Loginov: Am Anfang jeder Produktentwicklung steht die Spezifikation. Bei Wasserstoff fehlen derzeit noch Regelwerke. Wenn ein Kunde sagt, ‚ich brauche einen Wärmetauscher, der ein Gas von 500 auf 100 Grad Celsius kühlen kann‘, dann muss ich neben der Anpassung von Material und Oberfläche auch herausfinden, welche Sicherheitsstandards zu erfüllen sind. Das entwickelt sich derzeit noch. Die Kunden aus der Öl- und Gas-Branche wissen, was sie wollen und welche Bestimmungen für ihre Anwendungen einzuhalten sind. Das ist bei den Kunden aus der Wasserstoff-Branche derzeit noch anders. Hier setzen wir uns mit dem Kunden zusammen, um gemeinsam die Anforderungen an die Eigenschaften des gewünschten Wärmetauschers zu beraten und abzustimmen. Was uns dabei hilft, ist, dass wir nicht nur ein gutes Team haben, sondern eben ein breites Spektrum an Wärmetauscher-Bauformen, standortübergreifende Beziehungen und ein globales Fertigungs- und Servicenetzwerk. Dass die Standards fehlen, ist auch eine Chance. Hier haben wir die Möglichkeit, durch Gremienarbeit mitzugestalten, und das machen wir auch.
Der Standort Sarstedt ist Kelvions „Center of Competence“ für Plattenwärmetauscher. Was bedeutet das genau?

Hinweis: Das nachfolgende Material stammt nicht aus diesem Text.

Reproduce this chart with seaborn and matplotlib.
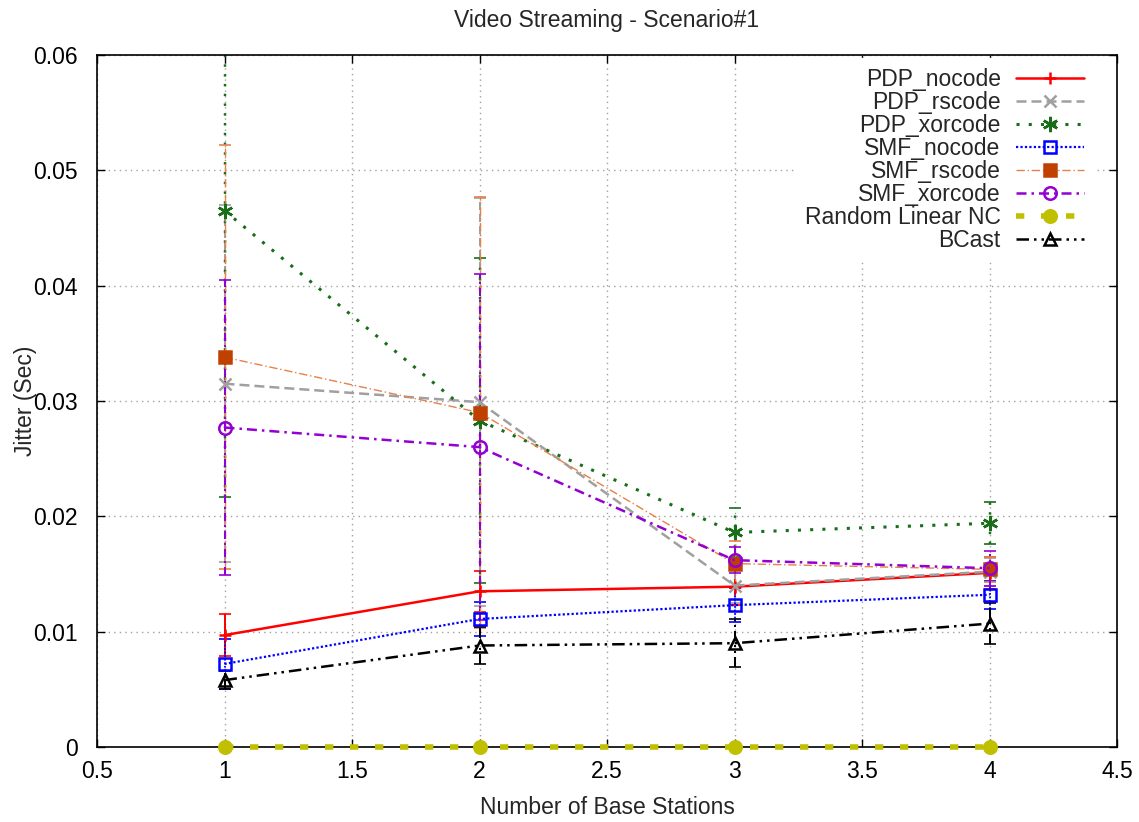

Loginov: Wir stellen hier unter anderem die Wärmetauscher her, die bei der Herstellung von grünem Wasserstoff eingesetzt werden können oder in Betankungsanlagen. Um den steigenden Bedarf, zum Beispiel auch die Nachfrage nach Wärmepumpen, zu decken, erweitern wir derzeit unsere Produktionskapazitäten. Wir haben das Ziel, 2027 45 Prozent des gesamten Umsatzes im Bereich „grüne Technologien zu machen“. Das heißt, dass wir auf Dauer noch viel Arbeit an unserem Standort haben werden. Es heißt allerdings auch, dass wir hier am Standort anpassungsfähig bleiben und unsere unternehmensweit überlegene Kernkompetenz erhalten müssen. Wir werden unsere Mitarbeiterinnen und Mitarbeitern auf dem Weg mitnehmen. Für den sicheren Umgang und die kompetente Anwendung neuer Technik brauchen wir kontinuierlich Schulungen und Weiterqualifizierung. Wir alle müssen gemeinsam lernen, dass die Welt sich immer schneller dreht.

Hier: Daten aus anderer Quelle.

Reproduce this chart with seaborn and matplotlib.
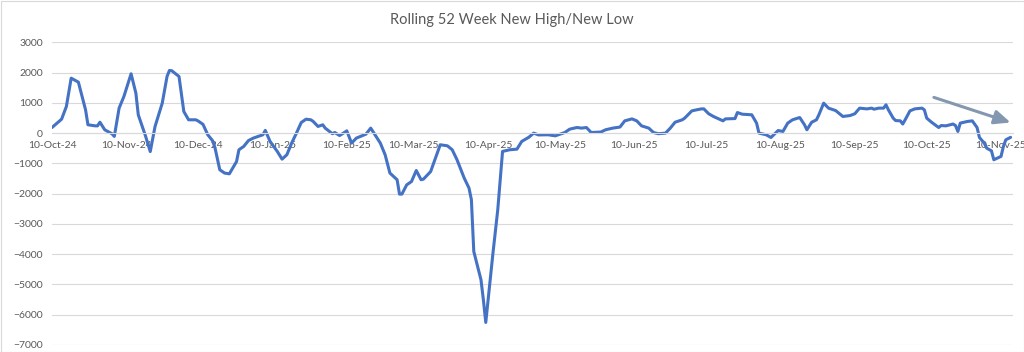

Welchen Standortvorteil bietet Ihnen Niedersachsen?
Loginov: Als Komponentenhersteller und Zulieferer haben wir wenig Einfluss darauf, wie schnell sich die Wasserstoffwirtschaft entwickelt. Unser Handeln richtet sich eng an den Kunden aus, ihren Bedürfnissen bei kleinen und großen Aufgaben. Trotzdem wird Sarstedt auch künftig der Lieferant für Niedersachsen, Deutschland und Europa sein. Denn hier in Niedersachsen gibt es viel Wind- und auch Solarenergie, die unsere Kunden, die großen Anlagenbauer, zur Herstellung von grünem Wasserstoff nutzen können. In Lingen sind wir bereits an großen Projekten beteiligt. Niedersachsen hat nicht nur viele Offshore-Windräder mit grüner Energie für die Elektrolyse, sondern auch die Häfen für den Import von flüssigem Wasserstoff. Diese Standortattraktivität sollte man forcieren. Die OEM sind auf der Suche nach guten Standorten für ihre Fertigungskapazitäten. Daran – und an den nötigen Kapitalgebern – fehlt es im Moment. Der Wasserstoff-Markt kann gar nicht so schnell wachsen, wie er möchte.